Advancing Basic Science for Humanity
2008 Neuroscience Citation
|The Norwegian Academy of Science and Letters awards the
2008 Kavli Prize in Neuroscience to:
Karolinska Institute, Sweden
Professor, Department of Biochemistry and
Columbia University, USA
Professor of Neurobiology
Yale University School
|“for discoveries on the developmental and functional logic of neuronal circuits”|
A major problem in modern brain science is understanding how the complex neuronal circuits of the adult brain and spinal cord are assembled during development and how they function in the adult organism. The human brain contains as many as 100 billion neurons, most of which make hundreds to thousands of synaptic connections with specific target cells. Even though each human brain is functionally unique, its basic circuitry appears to be constructed according to common principles. Neuroscientists are faced with the challenge of determining the rules that govern the formation of neural circuits and the mechanisms whereby they function.
Central to this challenge are three questions:
- How do neurons in the embryo organize themselves during development into the highly ordered and complex circuitry of the adult brain?

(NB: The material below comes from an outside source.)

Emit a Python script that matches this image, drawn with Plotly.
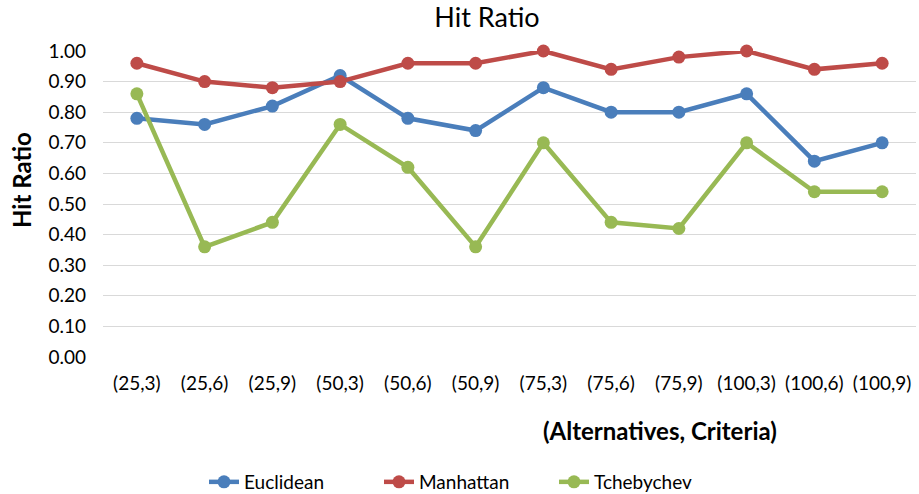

- How do neurons acquire the distinct identities that allow them to connect to appropriate targets and acquire their unique functional properties?
- What patterns of signaling do neural circuits use to control specific behaviors?
Pasco Rakic has deciphered how neurons in the embryonic brain arrange themselves during development into the highly ordered, densely interconnected, and immensely complex circuitry of the adult cerebral cortex. His radial unit hypothesis has had a major impact on our understanding of how the three-dimensional organization of the mammalian brain into layers and modules arises from an initially two-dimensional structure.
Thomas Jessell has defined key cellular and molecular mechanisms that control the development and functional organization of the spinal cord. His work has delineated combinatorial arrangements of transcription factors and extracellular signals that generate different classes of motor-, sensory-, and inter-neurons as well as steps that drive their assembly into neural circuits that mediate reflex behavior and motor coordination.
Sten Grillner has elucidated basic principles of neural circuit organization and function that control vertebrate locomotion using lamprey as a model organism. By combining cell physiology with pharmacology, behavioral analysis, and computer modeling, he has deciphered the existence of a central pattern generator for locomotion in the spinal cord, thereby linking circuit function to behavior.